Published on November 27th, 2018 | by Steve Hanley0
Advances In Clean Water Technology From Researchers in China, Germany, & The US
November 27th, 2018 by Steve Hanley
The human body can survive up to 3 weeks without food but only 3 days without water. Limited access to clean drinking water will be one of the results of a warming planet in many parts of the world and a prime motivation for large scale migration. Scientists in China, Germany, and the US are investigating ways of making polluted water safe for human consumption without the need of large and expensive infrastructure.
Taking A Cue From Nature
One method of decontaminating water is to add a coagulant like aluminum sulfate, which causes large particle contaminants to clump together and fall to the bottom, where they can be easily removed. But until now, such coagulants had little effect on smaller particles. As a result, further steps needed to be taken, which added complexity and cost to the purification process.
Menachem Elimelech of Yale and Huazhang Zhao of Peking University have taken a tip from nature to create a new nanocoagulant that mimics the behavior of Actinia, a sea creature in the sea anemone family. According to Science Daily, the tentacles of the Actinia retract while resting and extend to help it catch its prey. The researchers replicated the structure and the function of Actinia using organic and inorganic components.
Their nanocoagulant has a core structure that turns inside out in water. The shell destabilizes and enmeshes larger suspended particles while the exposed core captures the smaller, dissolved ones. It removes a broad spectrum of contaminants, from trace micro-pollutants to larger particles — many of which elude conventional methods and pose significant public health concerns.
“The ability to remove nitrate was quite surprising, as traditional water coagulants exhibit negligible removal of nitrate,” says Professor Elimelech. “It’s also critical to water treatment, since nitrate contamination is associated with ‘blue-baby’ syndrome, a potentially fatal condition that affects young children in some parts of the world.”

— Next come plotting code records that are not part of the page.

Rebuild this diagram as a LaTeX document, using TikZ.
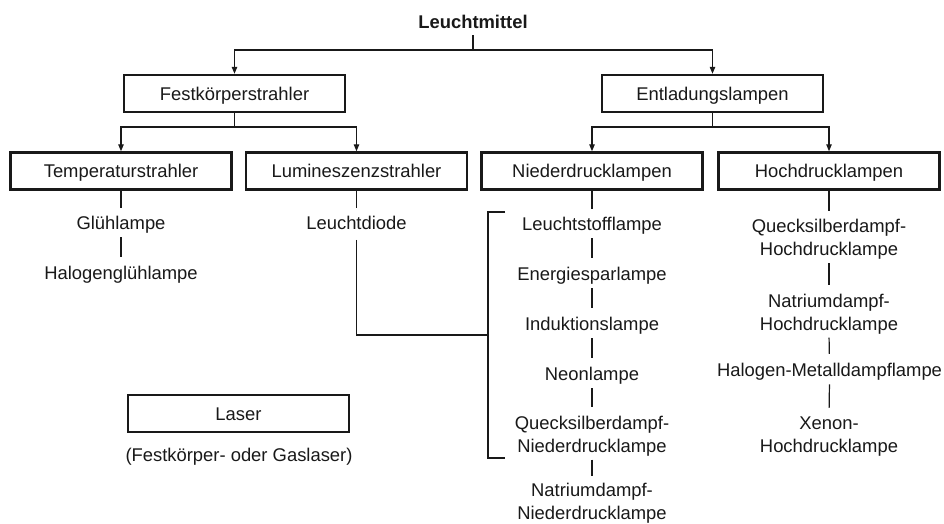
\documentclass[tikz,border=0pt]{standalone}
\usepackage{fontspec}
\setmainfont{Liberation Sans}
\usetikzlibrary{arrows.meta}
\definecolor{ink}{RGB}{25,25,25}
\begin{document}
\begin{tikzpicture}[x=1pt,y=-1pt,
  every node/.style={font=\fontsize{18.4}{23}\selectfont, text=ink},
  box/.style={draw=ink, line width=2.5pt, minimum width=221pt, minimum height=37pt, inner sep=0pt, text height=13.2pt, text depth=0pt},
  item/.style={inner sep=0pt, text height=13.5pt, text depth=4pt},
  itemtwo/.style={inner sep=0pt, align=center},
  link/.style={draw=ink, line width=1.2pt},
  arr/.style={link, -{Triangle[length=7pt,width=5.5pt]}},
  gap/.style={shorten <=3.5pt, shorten >=9pt},
  tobox/.style={shorten >=8pt}]
\fill[white] (0,0) rectangle (944,523);
\useasboundingbox (0,0) rectangle (944,523);

% title and boxes
\node[item, font=\bfseries\fontsize{18.4}{23}\selectfont] (lm) at (473,23.85) {Leuchtmittel};
\node[box] (fk) at (234.5,93.5) {Festkörperstrahler};
\node[box] (el) at (712.5,93.5) {Entladungslampen};
\node[box] (tp) at (121,171) {Temperaturstrahler};
\node[box] (lu) at (356.5,171) {Lumineszenzstrahler};
\node[box] (nd) at (592,171) {Niederdrucklampen};
\node[box] (hd) at (829,171) {Hochdrucklampen};
\node[box] (ls) at (238.5,413.5) {Laser};
\node[item] (lsn) at (239,456.85) {(Festkörper- oder Gaslaser)};

% items
\node[item] (gl) at (121,224.85) {Glühlampe};
\node[item] (hg) at (121,274.85) {Halogenglühlampe};
\node[item] (ld) at (356.5,224.85) {Leuchtdiode};
\node[item] (lst) at (592,225.85) {Leuchtstofflampe};
\node[item] (esl) at (592,275.85) {Energiesparlampe};
\node[item] (ind) at (592,325.85) {Induktionslampe};
\node[item] (neo) at (592,375.85) {Neonlampe};
\node[itemtwo] (qnd) at (592,435.85) {Quecksilberdampf-\\Niederdrucklampe};
\node[itemtwo] (nnd) at (592,502.85) {Natriumdampf-\\Niederdrucklampe};
\node[itemtwo] (qhd) at (829,239.35) {Quecksilberdampf-\\Hochdrucklampe};
\node[itemtwo] (nhd) at (829,313.85) {Natriumdampf-\\Hochdrucklampe};
\node[item] (hmd) at (829.5,371.85) {Halogen-Metalldampflampe};
\node[itemtwo] (xhd) at (829,436.85) {Xenon-\\Hochdrucklampe};

% tree connectors
\coordinate (j0) at (473,50);
\draw[link, shorten <=2.4pt] (lm.south) -- (j0);
\draw[arr] (j0) -| (fk.north);
\draw[arr] (j0) -| (el.north);
\coordinate (j1) at (234.5,127);
\draw[link] (fk.south) -- (j1);
\draw[arr] (j1) -| (tp.north);
\draw[arr] (j1) -| (lu.north);
\coordinate (j2) at (712.5,127);
\draw[link] (el.south) -- (j2);
\draw[arr] (j2) -| (nd.north);
\draw[arr] (j2) -| (hd.north);

% lists
\draw[link, tobox] (tp.south) -- (gl.north);
\draw[link, gap] (gl.south) -- (hg.north);
\draw[link, tobox] (lu.south) -- (ld.north);
\draw[link, tobox] (nd.south) -- (lst.north);
\draw[link, gap] (lst.south) -- (esl.north);
\draw[link, gap] (esl.south) -- (ind.north);
\draw[link, gap] (ind.south) -- (neo.north);
\draw[link, gap] (neo.south) -- (qnd.north);
\draw[link, shorten <=3.5pt, shorten >=7pt] (qnd.south) -- (nnd.north);
\draw[link, tobox] (hd.south) -- (qhd.north);
\draw[link, gap] (qhd.south) -- (nhd.north);
\draw[link, gap] (nhd.south) -- (hmd.north);
\draw[link, gap] (hmd.south) -- (xhd.north);

% bracket from Leuchtdiode
\coordinate (bm) at (488,335);
\coordinate (bt) at (505,212);
\coordinate (bb) at (505,458);
\draw[link, shorten <=6pt] (ld.south) |- (bm);
\draw[link] (bt) -- (bt -| bm) -- (bb -| bm) -- (bb);
\end{tikzpicture}
\end{document}
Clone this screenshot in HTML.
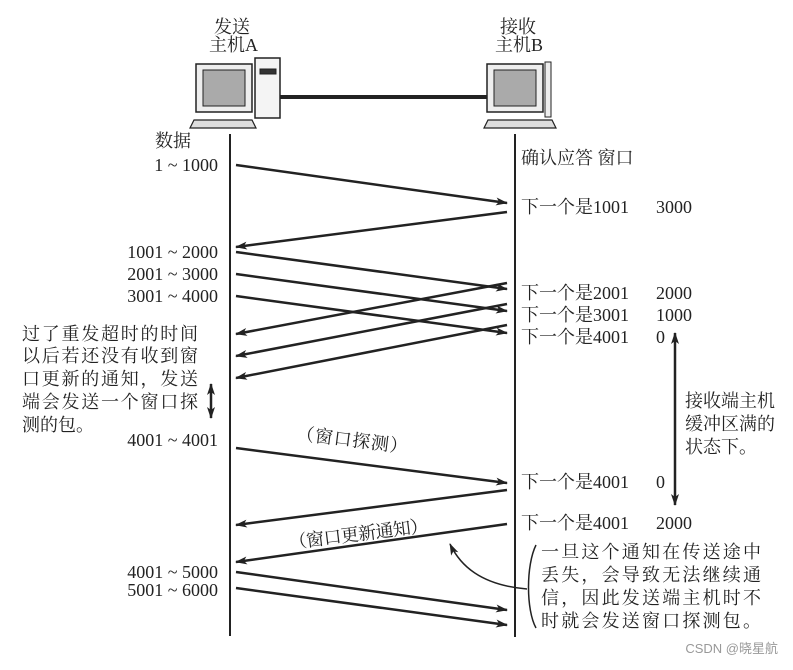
<!DOCTYPE html>
<html><head><meta charset="utf-8"><style>
body{margin:0;width:793px;height:665px;background:#fff;overflow:hidden}
svg text{font-family:"Liberation Serif","Noto Serif CJK SC","Noto Sans CJK SC",serif;font-size:18px;fill:#222}
</style></head><body>
<svg width="793" height="665" viewBox="0 0 793 665">
<defs><marker id="a" markerWidth="12" markerHeight="8" refX="11" refY="4" orient="auto" markerUnits="userSpaceOnUse"><path d="M0,0 L12,4 L0,8 L3,4z" fill="#222"/></marker></defs>
<g stroke="#222" fill="none">
<line x1="230" y1="134" x2="230" y2="636" stroke-width="2"/>
<line x1="515" y1="134" x2="515" y2="637" stroke-width="2"/>
<line x1="280" y1="97" x2="487" y2="97" stroke-width="4"/>
<rect x="196" y="64" width="56" height="48" fill="#eee" stroke-width="1.5"/>
<rect x="203" y="70" width="42" height="36" fill="#aaa" stroke-width="1"/>
<rect x="255" y="58" width="25" height="60" fill="#f4f4f4" stroke-width="1.5"/>
<rect x="260" y="69" width="16" height="5" fill="#333"/>
<path d="M190,128 L256,128 L252,120 L194,120z" fill="#ddd" stroke-width="1.2"/>
<rect x="487" y="64" width="56" height="48" fill="#eee" stroke-width="1.5"/>
<rect x="494" y="70" width="42" height="36" fill="#aaa" stroke-width="1"/>
<rect x="545" y="62" width="6" height="55" fill="#eee" stroke-width="1"/>
<path d="M484,128 L556,128 L552,120 L488,120z" fill="#ddd" stroke-width="1.2"/>
<g stroke-width="2.5" marker-end="url(#a)">
<line x1="236" y1="165" x2="507" y2="203"/>
<line x1="507" y1="212" x2="236" y2="247"/>
<line x1="236" y1="252" x2="507" y2="289"/>
<line x1="236" y1="274" x2="507" y2="311"/>
<line x1="236" y1="296" x2="507" y2="333"/>
<line x1="507" y1="283" x2="236" y2="334"/>
<line x1="507" y1="304" x2="236" y2="356"/>
<line x1="507" y1="325" x2="236" y2="378"/>
<line x1="236" y1="448" x2="507" y2="483"/>
<line x1="507" y1="490" x2="236" y2="525"/>
<line x1="507" y1="524" x2="236" y2="562"/>
<line x1="236" y1="572" x2="507" y2="610"/>
<line x1="236" y1="588" x2="507" y2="625"/>
<line x1="211" y1="400" x2="211" y2="384"/>
<line x1="211" y1="400" x2="211" y2="418"/>
<line x1="675" y1="420" x2="675" y2="333"/>
<line x1="675" y1="420" x2="675" y2="505"/>
</g>
<path d="M527,589 C480,585 460,565 450,544" stroke-width="1.5" marker-end="url(#a)"/>
<path d="M536,545 C526,565 526,610 536,628" stroke-width="1.5"/>
</g>
<rect x="292" y="440" width="120" height="14" fill="#fff" transform="rotate(7 350 447)"/>
<text x="296" y="446" transform="rotate(7 350 440)" textLength="112">（窗口探测）</text>
<text x="288" y="540" transform="rotate(-7 360 530)" textLength="140">（窗口更新通知）</text>
<text x="214" y="33" font-size="17">发送</text><text x="209" y="51" font-size="17">主机A</text>
<text x="500" y="33" font-size="17">接收</text><text x="495" y="51" font-size="17">主机B</text>
<text x="155" y="147">数据</text>
<g text-anchor="end">
<text x="218" y="171">1 ~ 1000</text>
<text x="218" y="258">1001 ~ 2000</text>
<text x="218" y="280">2001 ~ 3000</text>
<text x="218" y="302">3001 ~ 4000</text>
<text x="218" y="446">4001 ~ 4001</text>
<text x="218" y="578">4001 ~ 5000</text>
<text x="218" y="596">5001 ~ 6000</text>
</g>
<text x="521" y="164">确认应答 窗口</text>
<text x="521" y="213">下一个是1001<tspan x="656">3000</tspan></text>
<text x="521" y="299">下一个是2001<tspan x="656">2000</tspan></text>
<text x="521" y="321">下一个是3001<tspan x="656">1000</tspan></text>
<text x="521" y="343">下一个是4001<tspan x="656">0</tspan></text>
<text x="521" y="488">下一个是4001<tspan x="656">0</tspan></text>
<text x="521" y="529">下一个是4001<tspan x="656">2000</tspan></text>
<g font-size="19">
<text x="22" y="340" textLength="176">过了重发超时的时间</text>
<text x="22" y="362" textLength="176">以后若还没有收到窗</text>
<text x="22" y="385" textLength="176">口更新的通知，发送</text>
<text x="22" y="408" textLength="176">端会发送一个窗口探</text>
<text x="22" y="431">测的包。</text>
<text x="685" y="407">接收端主机</text>
<text x="685" y="430">缓冲区满的</text>
<text x="685" y="453">状态下。</text>
<text x="541" y="558" textLength="220">一旦这个通知在传送途中</text>
<text x="541" y="581" textLength="220">丢失，会导致无法继续通</text>
<text x="541" y="604" textLength="220">信，因此发送端主机时不</text>
<text x="541" y="627" textLength="220">时就会发送窗口探测包。</text>
</g>
<text x="778" y="653" text-anchor="end" style="font-family:'Liberation Sans','Noto Sans CJK SC',sans-serif;font-size:13px;fill:#999">CSDN @晓星航</text>
</svg>
</body></html>
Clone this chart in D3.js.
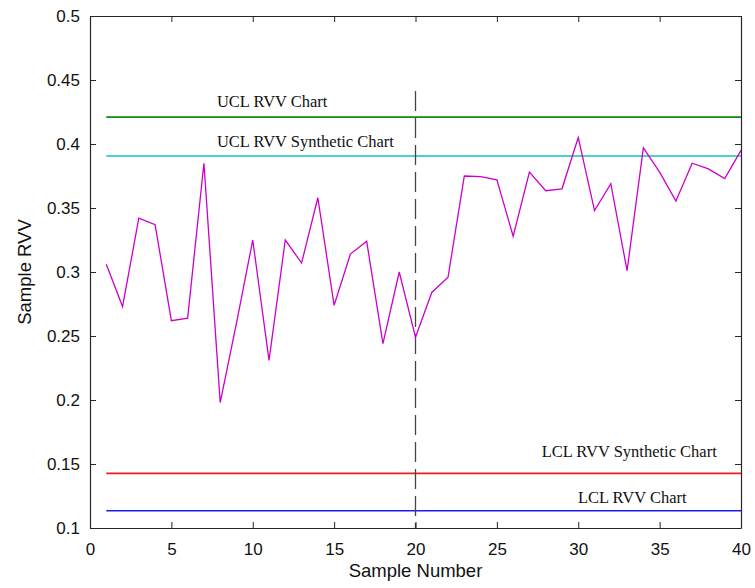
<!DOCTYPE html>
<html>
<head>
<meta charset="utf-8">
<script src="https://cdn.jsdelivr.net/npm/d3@7"></script>
<style>
  body { margin: 0; background: #fff; }
  svg { display: block; }
</style>
</head>
<body>
<svg id="chart"></svg>
<script>
// Data
var sampleNumbers = d3.range(1, 41)
var sampleRVV = [0.306, 0.273, 0.342, 0.337, 0.262, 0.264, 0.385, 0.198, 0.260, 0.325,
                 0.231, 0.325, 0.307, 0.358, 0.274, 0.314, 0.324, 0.244, 0.300, 0.249,
                 0.284, 0.296, 0.375, 0.3745, 0.372, 0.328, 0.378, 0.3635, 0.365, 0.405,
                 0.348, 0.369, 0.301, 0.397, 0.378, 0.3555, 0.385, 0.3805, 0.373, 0.395]

// control limits
var limitNames = ["UCL RVV Chart", "UCL RVV Synthetic Chart", "LCL RVV Synthetic Chart", "LCL RVV Chart"]
var limitValues = [0.421, 0.3906, 0.1427, 0.1135]
var limitColors = ["#108a10", "#10c0c0", "#ee1c1c", "#1c1cf0"]

// label anchors, in data units
var labelX = [7.8, 7.8, 27.75, 29.98]
var labelY = [0.4289, 0.3979, 0.1555, 0.1198]

// change point marker
var changeAt = 20
var changeRange = [0.1, 0.4414]

var xTicks = [0, 5, 10, 15, 20, 25, 30, 35, 40]
var yTicks = [0.1, 0.15, 0.2, 0.25, 0.3, 0.35, 0.4, 0.45, 0.5]
var yTickLabels = ["0.1", "0.15", "0.2", "0.25", "0.3", "0.35", "0.4", "0.45", "0.5"]

// Set up dimensions
const W = 755, H = 588
const margin = { top: 16, right: 14, bottom: 60, left: 90 }
const width = 741 - margin.left
const height = 528 - margin.top

const svg = d3.select("#chart")
  .attr("width", W)
  .attr("height", H)

const g = svg.append("g")
  .attr("transform", `translate(${margin.left},${margin.top})`)

const x = d3.scaleLinear().domain([0, 40]).range([0, width])
const y = d3.scaleLinear().domain([0.1, 0.5]).range([height, 0])

// limit lines
limitValues.forEach(function(v, i) {
  g.append("line")
    .attr("x1", x(1)).attr("x2", x(40))
    .attr("y1", y(v)).attr("y2", y(v))
    .attr("stroke", limitColors[i])
    .attr("stroke-width", 1.6)
})

// dashed vertical line at the change point
g.append("line")
  .attr("x1", x(changeAt)).attr("x2", x(changeAt))
  .attr("y1", y(changeRange[1])).attr("y2", y(changeRange[0]))
  .attr("stroke", "#444")
  .attr("stroke-width", 1.3)
  .attr("stroke-dasharray", "20,7")

// the sample line
const line = d3.line()
  .x((d, i) => x(sampleNumbers[i]))
  .y(d => y(d))

g.append("path")
  .datum(sampleRVV)
  .attr("d", line)
  .attr("fill", "none")
  .attr("stroke", "#cc00cc")
  .attr("stroke-width", 1.3)

// limit labels
limitNames.forEach(function(name, i) {
  g.append("text")
    .attr("x", x(labelX[i]))
    .attr("y", y(labelY[i]))
    .attr("font-family", "Liberation Serif, Times New Roman, serif")
    .attr("font-size", 16.5)
    .attr("fill", "#111")
    .text(name)
})

// axes box with inward ticks
const axisColor = "#262626"
const tickLen = 6

function styleAxis(sel) {
  sel.selectAll("path").attr("stroke", axisColor)
  sel.selectAll("line").attr("stroke", axisColor)
  sel.selectAll("text")
    .attr("fill", "#111")
    .attr("font-family", "Liberation Sans, Arial, sans-serif")
    .attr("font-size", 17)
}

g.append("g")
  .attr("transform", `translate(0,${height})`)
  .call(d3.axisBottom(x).tickValues(xTicks).tickSizeInner(-tickLen).tickSizeOuter(0).tickPadding(15))
  .call(styleAxis)

g.append("g")
  .call(d3.axisTop(x).tickValues(xTicks).tickSizeInner(-tickLen).tickSizeOuter(0).tickFormat(""))
  .call(styleAxis)

g.append("g")
  .call(d3.axisLeft(y).tickValues(yTicks).tickSizeInner(-tickLen).tickSizeOuter(0).tickPadding(10)
        .tickFormat((d, i) => yTickLabels[i]))
  .call(styleAxis)

g.append("g")
  .attr("transform", `translate(${width},0)`)
  .call(d3.axisRight(y).tickValues(yTicks).tickSizeInner(-tickLen).tickSizeOuter(0).tickFormat(""))
  .call(styleAxis)

g.selectAll(".domain").attr("stroke-width", 1.2)

// axis titles
svg.append("text")
  .attr("x", margin.left + width / 2)
  .attr("y", 577)
  .attr("text-anchor", "middle")
  .attr("font-family", "Liberation Sans, Arial, sans-serif")
  .attr("font-size", 18.5)
  .attr("fill", "#111")
  .text("Sample Number")

svg.append("text")
  .attr("transform", `translate(31,${margin.top + height / 2}) rotate(-90)`)
  .attr("text-anchor", "middle")
  .attr("font-family", "Liberation Sans, Arial, sans-serif")
  .attr("font-size", 18.5)
  .attr("fill", "#111")
  .text("Sample RVV")
</script>
</body>
</html>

Professor Zhao adds the work holds promise for replacing current water treatment methods and greatly reducing the operating costs of water treatment because it is a one step process. “It also opens doors for fabricating ‘smart’ materials that can transform configuration and function in response to its environment,” he says. The research was published November 26 in the journal Nature Nanotechnology.
Clean Water From Sunlight
Researchers at Martin Luther University in Germany have made a clean water breakthrough of their own. They have discovered a way of removing pollutants from water that requires nothing but sunlight and a catalyst. They claim the process is so simple it can be conducted outdoors under the most basic conditions, according to Science Daily. Their research was published on September 19 in Chemistry — A European Journal.
Scientists have known for some time that highly charged electrons — known as hydrated electrons — moving freely through water are capable of degrading many dissolved pollutants. The problem is, creating those highly charged electrons usually requires a lot of energy. A research team led by Professor Martin Goez has found a way to create them using only sunlight and an anionic catalyst made from a ruthenium-metal complex.
The researchers working with Professor Goez have discovered the new process is not only a very efficient way to produce hydrated electrons but also has a wide range of applications. “Our new approach is so simple that it doesn’t even need to take place in a lab,” says Goez.
His group conducted a field trial in a meadow and tested their new approach in water contaminated with chloroacetic acid. They found the pollutants were eliminated in a small sample of water even when there was only a moderate amount of sunshine. The result has yet to be tested in large scale applications. Further testing is planned.
Once again, science has devised new and creative ways to purify water that are simple and cost effective. Either or both of these discoveries could be vital to large numbers of people who find themselves without access to clean water in coming years.